Nog meer taalverwarring
Pasgeleden schreef ik over de Nederlandse taal, en de moeilijkheid daarvan voor (nog) niet goed Nederlands sprekende mensen.
En die column haalde nog veel meer verwarringsherinneringen bij me naar boven.
Zo vertelde een nog niet goed Nederlands sprekende meneer mij op een feestje eens dat hij het heel raar had gevonden toen iemand hem na een eerste date vroeg: ‘En? … Beviel ze?’ Hij vroeg zich oprecht af of Nederlanders niet wisten dat er toch minstens een maand of negen tussen die bewuste avond en een eventuele bevalling zou moeten zitten. Tsja… leg dat maar eens uit dan.

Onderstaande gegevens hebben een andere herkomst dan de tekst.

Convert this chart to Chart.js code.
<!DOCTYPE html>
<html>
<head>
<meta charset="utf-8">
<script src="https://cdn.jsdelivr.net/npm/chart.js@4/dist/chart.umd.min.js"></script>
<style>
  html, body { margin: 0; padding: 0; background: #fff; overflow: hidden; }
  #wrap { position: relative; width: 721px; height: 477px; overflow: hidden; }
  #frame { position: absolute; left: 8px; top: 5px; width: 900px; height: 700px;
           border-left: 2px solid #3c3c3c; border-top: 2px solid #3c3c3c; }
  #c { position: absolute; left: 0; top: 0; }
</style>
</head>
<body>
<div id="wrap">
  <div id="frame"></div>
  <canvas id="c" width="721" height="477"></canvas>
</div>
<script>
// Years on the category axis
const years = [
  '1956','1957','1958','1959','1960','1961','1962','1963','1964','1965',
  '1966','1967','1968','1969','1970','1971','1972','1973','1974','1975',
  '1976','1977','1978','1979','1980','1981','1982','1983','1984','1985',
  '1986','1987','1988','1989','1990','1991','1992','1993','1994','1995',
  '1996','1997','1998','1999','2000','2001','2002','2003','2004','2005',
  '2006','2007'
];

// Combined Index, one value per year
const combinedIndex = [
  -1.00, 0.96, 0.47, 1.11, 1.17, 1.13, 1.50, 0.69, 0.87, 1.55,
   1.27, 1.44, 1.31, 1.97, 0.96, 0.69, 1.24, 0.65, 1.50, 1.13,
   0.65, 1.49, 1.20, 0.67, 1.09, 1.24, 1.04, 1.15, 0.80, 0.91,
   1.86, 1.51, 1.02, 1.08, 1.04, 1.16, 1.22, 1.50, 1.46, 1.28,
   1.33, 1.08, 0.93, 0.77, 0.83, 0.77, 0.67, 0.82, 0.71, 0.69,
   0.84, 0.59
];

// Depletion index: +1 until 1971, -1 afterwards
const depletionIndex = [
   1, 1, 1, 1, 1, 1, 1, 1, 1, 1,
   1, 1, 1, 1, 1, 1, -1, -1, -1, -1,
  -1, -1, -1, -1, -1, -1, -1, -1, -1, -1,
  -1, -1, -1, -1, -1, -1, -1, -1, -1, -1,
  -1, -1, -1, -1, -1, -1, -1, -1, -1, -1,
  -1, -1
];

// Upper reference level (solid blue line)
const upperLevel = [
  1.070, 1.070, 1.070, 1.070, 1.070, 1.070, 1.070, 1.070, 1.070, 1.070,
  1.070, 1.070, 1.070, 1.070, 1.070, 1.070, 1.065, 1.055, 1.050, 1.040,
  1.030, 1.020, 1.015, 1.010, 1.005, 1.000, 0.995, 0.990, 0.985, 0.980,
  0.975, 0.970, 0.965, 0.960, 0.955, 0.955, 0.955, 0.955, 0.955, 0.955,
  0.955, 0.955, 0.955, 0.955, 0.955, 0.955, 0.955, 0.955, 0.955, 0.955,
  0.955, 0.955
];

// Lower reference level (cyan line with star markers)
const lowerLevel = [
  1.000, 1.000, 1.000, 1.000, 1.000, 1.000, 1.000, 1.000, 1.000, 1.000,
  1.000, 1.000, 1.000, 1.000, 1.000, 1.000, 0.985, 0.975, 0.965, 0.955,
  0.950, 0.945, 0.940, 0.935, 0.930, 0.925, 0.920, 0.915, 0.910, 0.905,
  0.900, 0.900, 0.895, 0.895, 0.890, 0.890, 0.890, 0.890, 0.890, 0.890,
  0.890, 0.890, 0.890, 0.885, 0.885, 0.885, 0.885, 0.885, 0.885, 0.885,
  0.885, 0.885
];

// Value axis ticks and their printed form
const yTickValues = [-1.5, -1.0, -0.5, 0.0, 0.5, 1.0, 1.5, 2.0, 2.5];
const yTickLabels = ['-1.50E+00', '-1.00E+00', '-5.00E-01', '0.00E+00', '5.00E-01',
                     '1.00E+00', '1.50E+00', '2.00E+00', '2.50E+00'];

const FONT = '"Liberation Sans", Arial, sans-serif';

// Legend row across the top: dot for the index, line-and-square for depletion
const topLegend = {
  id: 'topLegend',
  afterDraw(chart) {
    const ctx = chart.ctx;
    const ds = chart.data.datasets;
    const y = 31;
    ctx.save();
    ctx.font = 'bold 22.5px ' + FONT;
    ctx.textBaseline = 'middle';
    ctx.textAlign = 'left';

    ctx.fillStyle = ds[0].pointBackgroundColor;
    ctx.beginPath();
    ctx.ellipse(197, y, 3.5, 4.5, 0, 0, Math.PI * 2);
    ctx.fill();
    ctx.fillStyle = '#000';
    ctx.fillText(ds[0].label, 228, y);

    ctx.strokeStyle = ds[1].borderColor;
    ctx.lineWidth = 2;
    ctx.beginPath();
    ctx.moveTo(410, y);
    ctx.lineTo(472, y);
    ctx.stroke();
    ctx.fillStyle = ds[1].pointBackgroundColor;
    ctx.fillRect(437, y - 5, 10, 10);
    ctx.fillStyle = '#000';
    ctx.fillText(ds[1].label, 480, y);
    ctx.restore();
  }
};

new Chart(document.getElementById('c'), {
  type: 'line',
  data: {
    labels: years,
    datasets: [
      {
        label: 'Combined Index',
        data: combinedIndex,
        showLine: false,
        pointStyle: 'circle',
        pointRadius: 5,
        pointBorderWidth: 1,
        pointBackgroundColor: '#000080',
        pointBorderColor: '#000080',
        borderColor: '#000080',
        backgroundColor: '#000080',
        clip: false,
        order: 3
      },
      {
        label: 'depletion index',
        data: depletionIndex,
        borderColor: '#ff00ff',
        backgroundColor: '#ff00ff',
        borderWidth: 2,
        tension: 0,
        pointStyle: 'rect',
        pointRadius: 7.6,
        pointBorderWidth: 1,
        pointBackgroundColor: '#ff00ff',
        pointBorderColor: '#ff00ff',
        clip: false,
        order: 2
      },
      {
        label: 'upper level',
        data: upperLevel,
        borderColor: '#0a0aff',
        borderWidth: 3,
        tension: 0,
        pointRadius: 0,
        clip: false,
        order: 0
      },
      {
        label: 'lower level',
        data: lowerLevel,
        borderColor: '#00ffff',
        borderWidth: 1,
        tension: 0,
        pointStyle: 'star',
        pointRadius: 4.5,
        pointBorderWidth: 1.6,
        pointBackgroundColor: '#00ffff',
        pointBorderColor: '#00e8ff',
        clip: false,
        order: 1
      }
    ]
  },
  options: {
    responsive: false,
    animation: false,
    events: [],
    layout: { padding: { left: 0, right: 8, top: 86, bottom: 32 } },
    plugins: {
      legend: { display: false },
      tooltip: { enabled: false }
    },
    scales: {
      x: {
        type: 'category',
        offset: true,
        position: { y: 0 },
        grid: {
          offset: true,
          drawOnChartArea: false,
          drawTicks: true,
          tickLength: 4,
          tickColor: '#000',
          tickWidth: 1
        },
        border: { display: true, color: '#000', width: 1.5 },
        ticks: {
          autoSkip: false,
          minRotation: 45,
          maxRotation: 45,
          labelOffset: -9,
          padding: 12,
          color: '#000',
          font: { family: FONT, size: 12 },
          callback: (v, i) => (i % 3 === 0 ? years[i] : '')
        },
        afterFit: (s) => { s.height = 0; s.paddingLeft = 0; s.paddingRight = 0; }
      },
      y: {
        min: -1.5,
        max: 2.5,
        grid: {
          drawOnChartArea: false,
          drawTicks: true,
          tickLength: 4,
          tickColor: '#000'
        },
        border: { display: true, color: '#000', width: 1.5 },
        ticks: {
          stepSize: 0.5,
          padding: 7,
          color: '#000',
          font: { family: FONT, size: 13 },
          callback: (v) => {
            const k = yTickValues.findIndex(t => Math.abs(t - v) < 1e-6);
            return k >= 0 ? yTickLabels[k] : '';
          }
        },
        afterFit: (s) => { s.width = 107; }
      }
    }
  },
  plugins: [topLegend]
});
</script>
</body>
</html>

Of het fenomeen ‘knuffelen met een koe’ en er daarna mee op de foto. Ik kon niet goed uitleggen waarom wij allemaal zo moesten lachen toen iemand meldde dat dit wel heel erg het “uitmelken” van de koe was.

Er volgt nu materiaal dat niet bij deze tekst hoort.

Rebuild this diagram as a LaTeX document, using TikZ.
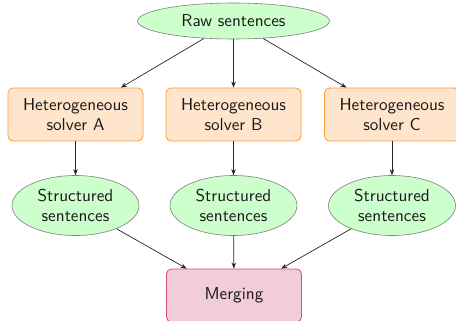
\documentclass[tikz,border=0pt]{standalone}
\usepackage{fontspec}
\newfontfamily\labfont{lmsans10-regular.otf}
\usetikzlibrary{shapes.geometric,arrows.meta}
\definecolor{ellfill}{HTML}{CCFFCC}
\definecolor{ellline}{HTML}{7F7F7F}
\definecolor{solfill}{HTML}{FFE5CC}
\definecolor{solline}{HTML}{FF9933}
\definecolor{merfill}{HTML}{F2CCD9}
\definecolor{merline}{HTML}{D24C79}
\tikzset{
  lab/.style={font=\labfont\fontsize{17.2}{20}\selectfont, align=center, text=black!90},
  ellnode/.style={lab, ellipse, draw=ellline, fill=ellfill, inner sep=0pt, line width=0.6pt},
  solbox/.style={lab, rectangle, rounded corners=5pt, draw=solline, fill=solfill, minimum width=135pt, minimum height=53pt, inner sep=0pt, line width=0.8pt},
  merbox/.style={lab, rectangle, rounded corners=5pt, draw=merline, fill=merfill, minimum width=135pt, minimum height=53pt, inner sep=0pt, line width=0.8pt},
  conn/.style={-{Stealth[length=6pt,width=4.5pt]}, line width=0.7pt, black!85}
}
\begin{document}
\begin{tikzpicture}[x=1pt,y=-1pt]
\useasboundingbox (0,0) rectangle (456,321);
\node[ellnode, minimum width=192pt, minimum height=36pt] (raw) at (233.5,21) {Raw sentences};
\node[solbox] (sa) at (75.5,114.5) {Heterogeneous\\solver A};
\node[solbox] (sb) at (233.5,114.5) {Heterogeneous\\solver B};
\node[solbox] (sc) at (392,114.5) {Heterogeneous\\solver C};
\node[ellnode, minimum width=127pt, minimum height=60pt] (ta) at (75.5,205.5) {Structured\\sentences};
\node[ellnode, minimum width=127pt, minimum height=60pt] (tb) at (233.5,205.5) {Structured\\sentences};
\node[ellnode, minimum width=127pt, minimum height=60pt] (tc) at (392,205.5) {Structured\\sentences};
\node[merbox] (mg) at (234,295.5) {Merging};
\draw[conn] (raw) -- (sa);
\draw[conn] (raw) -- (sb);
\draw[conn] (raw) -- (sc);
\draw[conn] (sa) -- (ta);
\draw[conn] (sb) -- (tb);
\draw[conn] (sc) -- (tc);
\draw[conn] (ta) -- (mg);
\draw[conn] (tb) -- (mg);
\draw[conn] (tc) -- (mg);
\end{tikzpicture}
\end{document}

En weet je wat ook raar overkomt? Als je aan een niet goed Nederlands sprekend mens vraagt of je hem na een feestje ergens kan afzetten?
‘Hebben wij thuis geleerd dat iemand afzetten niet mag, vraag jij mij of je me vandaag wél mag afzetten’, legde iemand mij lachend uit.
En de discussie over het feit dat zij “allemaal” zouden vinden dat vrouwen met een schort aan in de keuken horen, wilden zij graag ‘opschuiven’, drukten ze mij op het hart. Waarop ik helaas moest uitleggen dat zoiets ‘opschorten’ heet, en het daarmee dus nóg ingewikkelder maakte.
Nee, dan het standaard gemopper van de Nederlander op de Belastingdienst. De mensen daar zouden je ‘uitkleden’, zo hadden zij begrepen. Dus daar bleven ze mooi weg! Als goede Nederlander wilden zij dus niets met de Belastingdienst te maken hebben, maar om een totaal andere reden dan wij dachten.
‘Goed zo!’ riepen wij als echte Hollanders dus. ‘En laat je niet inpakken door ze, hoor!’ En toen keken zij elkaar weer vragend aan.
‘O, wacht,’ zei ik snel, ‘inpakken betekent nog meer dan een stuk cadeaupapier ergens omheen draaien.’
‘Wuh?’ vroegen zij zich toen af. ‘Wij draaien nergens omheen. Dat doen jullie juist!’
‘Nou, laten we niet doorslaan, hè’, riep ik toen. Maar dat vonden zij weer een wat overdreven reactie. ‘Niemand slaat hier, toch?’
‘Nee,’ corrigeerde ik snel. ‘Maar laten we het omgooien naar een ander onderwerp, want dit leidt tot niets.’
‘Omgooien?’ hoorde ik toen achter me. ‘Wat een agressieve vrouw is dat.’
‘Jongens, hoe kan ik dit nog goedmaken,’ vroeg ik me in paniek af. ‘Ik wil het graag bijleggen met de mensen die ik boos heb gemaakt door mijn onhandige taalgebruik.’
‘Bijleggen? Wáár bij leggen? En wat dan?’ vroeg een mevrouw toen weer. En ik begreep dat ik mezelf steeds verder in het nauw dreef, en meldde dat dus ook maar.
‘Dreef?’ vroeg ze toen. ‘Als in nat?’
‘Eh, nee, als in het drijven van schapen bijvoorbeeld. Maar dan mezelf’, legde ik uit. Maar of het er nu heel veel duidelijker van werd??
‘Gut, ik loop inmiddels over van schaamte’, legde ik daarna uit.
Maar overlopen, daar kon je natuurlijk ook weer twee kanten mee op. Zucht. En ik raakte steeds meer in paniek, want ik wilde niemand beledigen of boos maken, maar ik realiseerde me ook dat ik beter mijn mond kon gaan houden dan het steeds weer opnieuw proberen uit te leggen.
En toch wist ik niet goed hoe ik hier nou een end aan moest breien. Maar dat heb ik maar niet meer gezegd, om verdere verwarring te voorkomen. Dan moest ik weer gaan uitleggen dat ik met ‘breien’ bedoelde dat ik er een eind aan wilde maken.
En… ja, maar… nee… jemig… wat een gedoe.
En toen werd ik gered door iemand die wist hoe het werkte.
‘Koffie?’ riep zij. En ineens waren we weer allemaal Nederlanders.
‘Met maar één koekje, en dan snel het trommeltje weer dicht’, riep iemand nog heel Hollands.